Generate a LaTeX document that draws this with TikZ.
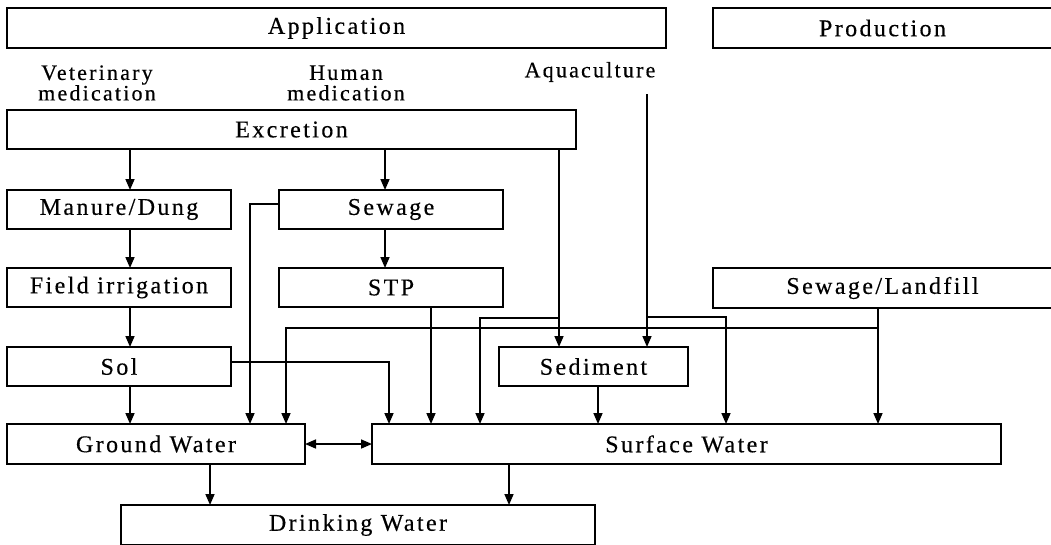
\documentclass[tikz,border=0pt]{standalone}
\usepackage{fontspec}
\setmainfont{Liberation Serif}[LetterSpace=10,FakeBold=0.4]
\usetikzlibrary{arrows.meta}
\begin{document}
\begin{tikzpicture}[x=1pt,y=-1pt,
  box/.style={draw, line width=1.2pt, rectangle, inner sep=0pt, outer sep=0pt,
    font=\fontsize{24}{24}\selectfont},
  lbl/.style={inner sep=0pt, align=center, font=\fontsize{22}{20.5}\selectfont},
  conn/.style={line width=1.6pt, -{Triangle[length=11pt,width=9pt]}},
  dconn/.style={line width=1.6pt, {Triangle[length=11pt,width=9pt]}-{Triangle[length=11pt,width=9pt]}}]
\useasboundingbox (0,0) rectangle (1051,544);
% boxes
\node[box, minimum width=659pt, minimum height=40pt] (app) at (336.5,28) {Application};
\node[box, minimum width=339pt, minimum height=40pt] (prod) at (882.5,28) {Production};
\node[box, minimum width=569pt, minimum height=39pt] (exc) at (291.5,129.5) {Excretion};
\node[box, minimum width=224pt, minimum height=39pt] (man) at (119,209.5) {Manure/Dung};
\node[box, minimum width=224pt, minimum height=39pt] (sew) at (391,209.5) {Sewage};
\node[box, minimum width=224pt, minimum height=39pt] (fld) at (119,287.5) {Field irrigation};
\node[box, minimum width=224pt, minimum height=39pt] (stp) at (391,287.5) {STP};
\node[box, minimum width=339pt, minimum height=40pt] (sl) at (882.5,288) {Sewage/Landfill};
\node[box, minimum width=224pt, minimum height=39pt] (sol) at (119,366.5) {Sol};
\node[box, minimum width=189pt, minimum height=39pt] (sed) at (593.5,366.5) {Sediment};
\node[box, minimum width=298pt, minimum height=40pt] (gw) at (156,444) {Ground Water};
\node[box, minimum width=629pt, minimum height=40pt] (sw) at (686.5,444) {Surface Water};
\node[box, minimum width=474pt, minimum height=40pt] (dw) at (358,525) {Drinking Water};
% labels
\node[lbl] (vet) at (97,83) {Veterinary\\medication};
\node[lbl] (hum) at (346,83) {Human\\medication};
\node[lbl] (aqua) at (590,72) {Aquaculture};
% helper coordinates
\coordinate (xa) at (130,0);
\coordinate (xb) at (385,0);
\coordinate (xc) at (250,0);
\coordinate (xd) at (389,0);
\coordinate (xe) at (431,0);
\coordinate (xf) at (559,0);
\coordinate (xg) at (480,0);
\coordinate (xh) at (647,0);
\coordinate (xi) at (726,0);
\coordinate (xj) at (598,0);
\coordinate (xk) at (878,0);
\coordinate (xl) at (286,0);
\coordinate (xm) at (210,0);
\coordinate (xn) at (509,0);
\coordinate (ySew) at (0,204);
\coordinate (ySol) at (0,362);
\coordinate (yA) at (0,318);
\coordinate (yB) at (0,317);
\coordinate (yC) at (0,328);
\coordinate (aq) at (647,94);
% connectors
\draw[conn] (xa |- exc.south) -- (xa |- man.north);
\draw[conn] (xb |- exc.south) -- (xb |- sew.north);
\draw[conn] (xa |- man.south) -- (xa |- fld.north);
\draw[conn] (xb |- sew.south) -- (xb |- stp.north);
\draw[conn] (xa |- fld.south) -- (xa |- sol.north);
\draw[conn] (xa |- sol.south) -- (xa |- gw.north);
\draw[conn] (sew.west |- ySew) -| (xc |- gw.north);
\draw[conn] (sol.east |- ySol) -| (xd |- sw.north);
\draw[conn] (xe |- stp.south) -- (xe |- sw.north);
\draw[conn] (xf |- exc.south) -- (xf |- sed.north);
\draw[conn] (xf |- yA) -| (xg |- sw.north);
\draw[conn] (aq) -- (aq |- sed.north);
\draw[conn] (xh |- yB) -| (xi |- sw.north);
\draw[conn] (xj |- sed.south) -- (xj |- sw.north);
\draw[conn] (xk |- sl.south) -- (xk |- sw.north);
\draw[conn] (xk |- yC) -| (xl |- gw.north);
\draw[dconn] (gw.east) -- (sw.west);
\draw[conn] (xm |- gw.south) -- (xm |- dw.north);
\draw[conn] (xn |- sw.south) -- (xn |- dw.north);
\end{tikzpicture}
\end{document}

____

Make an exact copy of the data, leaving its pictures out.

ANSWER BELOW:
Generate a LaTeX document that draws this with TikZ.
\documentclass[tikz,border=0pt]{standalone}
\usepackage{fontspec}
\setmainfont{Liberation Serif}[LetterSpace=10,FakeBold=0.4]
\usetikzlibrary{arrows.meta}
\begin{document}
\begin{tikzpicture}[x=1pt,y=-1pt,
  box/.style={draw, line width=1.2pt, rectangle, inner sep=0pt, outer sep=0pt,
    font=\fontsize{24}{24}\selectfont},
  lbl/.style={inner sep=0pt, align=center, font=\fontsize{22}{20.5}\selectfont},
  conn/.style={line width=1.6pt, -{Triangle[length=11pt,width=9pt]}},
  dconn/.style={line width=1.6pt, {Triangle[length=11pt,width=9pt]}-{Triangle[length=11pt,width=9pt]}}]
\useasboundingbox (0,0) rectangle (1051,544);
% boxes
\node[box, minimum width=659pt, minimum height=40pt] (app) at (336.5,28) {Application};
\node[box, minimum width=339pt, minimum height=40pt] (prod) at (882.5,28) {Production};
\node[box, minimum width=569pt, minimum height=39pt] (exc) at (291.5,129.5) {Excretion};
\node[box, minimum width=224pt, minimum height=39pt] (man) at (119,209.5) {Manure/Dung};
\node[box, minimum width=224pt, minimum height=39pt] (sew) at (391,209.5) {Sewage};
\node[box, minimum width=224pt, minimum height=39pt] (fld) at (119,287.5) {Field irrigation};
\node[box, minimum width=224pt, minimum height=39pt] (stp) at (391,287.5) {STP};
\node[box, minimum width=339pt, minimum height=40pt] (sl) at (882.5,288) {Sewage/Landfill};
\node[box, minimum width=224pt, minimum height=39pt] (sol) at (119,366.5) {Sol};
\node[box, minimum width=189pt, minimum height=39pt] (sed) at (593.5,366.5) {Sediment};
\node[box, minimum width=298pt, minimum height=40pt] (gw) at (156,444) {Ground Water};
\node[box, minimum width=629pt, minimum height=40pt] (sw) at (686.5,444) {Surface Water};
\node[box, minimum width=474pt, minimum height=40pt] (dw) at (358,525) {Drinking Water};
% labels
\node[lbl] (vet) at (97,83) {Veterinary\\medication};
\node[lbl] (hum) at (346,83) {Human\\medication};
\node[lbl] (aqua) at (590,72) {Aquaculture};
% helper coordinates
\coordinate (xa) at (130,0);
\coordinate (xb) at (385,0);
\coordinate (xc) at (250,0);
\coordinate (xd) at (389,0);
\coordinate (xe) at (431,0);
\coordinate (xf) at (559,0);
\coordinate (xg) at (480,0);
\coordinate (xh) at (647,0);
\coordinate (xi) at (726,0);
\coordinate (xj) at (598,0);
\coordinate (xk) at (878,0);
\coordinate (xl) at (286,0);
\coordinate (xm) at (210,0);
\coordinate (xn) at (509,0);
\coordinate (ySew) at (0,204);
\coordinate (ySol) at (0,362);
\coordinate (yA) at (0,318);
\coordinate (yB) at (0,317);
\coordinate (yC) at (0,328);
\coordinate (aq) at (647,94);
% connectors
\draw[conn] (xa |- exc.south) -- (xa |- man.north);
\draw[conn] (xb |- exc.south) -- (xb |- sew.north);
\draw[conn] (xa |- man.south) -- (xa |- fld.north);
\draw[conn] (xb |- sew.south) -- (xb |- stp.north);
\draw[conn] (xa |- fld.south) -- (xa |- sol.north);
\draw[conn] (xa |- sol.south) -- (xa |- gw.north);
\draw[conn] (sew.west |- ySew) -| (xc |- gw.north);
\draw[conn] (sol.east |- ySol) -| (xd |- sw.north);
\draw[conn] (xe |- stp.south) -- (xe |- sw.north);
\draw[conn] (xf |- exc.south) -- (xf |- sed.north);
\draw[conn] (xf |- yA) -| (xg |- sw.north);
\draw[conn] (aq) -- (aq |- sed.north);
\draw[conn] (xh |- yB) -| (xi |- sw.north);
\draw[conn] (xj |- sed.south) -- (xj |- sw.north);
\draw[conn] (xk |- sl.south) -- (xk |- sw.north);
\draw[conn] (xk |- yC) -| (xl |- gw.north);
\draw[dconn] (gw.east) -- (sw.west);
\draw[conn] (xm |- gw.south) -- (xm |- dw.north);
\draw[conn] (xn |- sw.south) -- (xn |- dw.north);
\end{tikzpicture}
\end{document}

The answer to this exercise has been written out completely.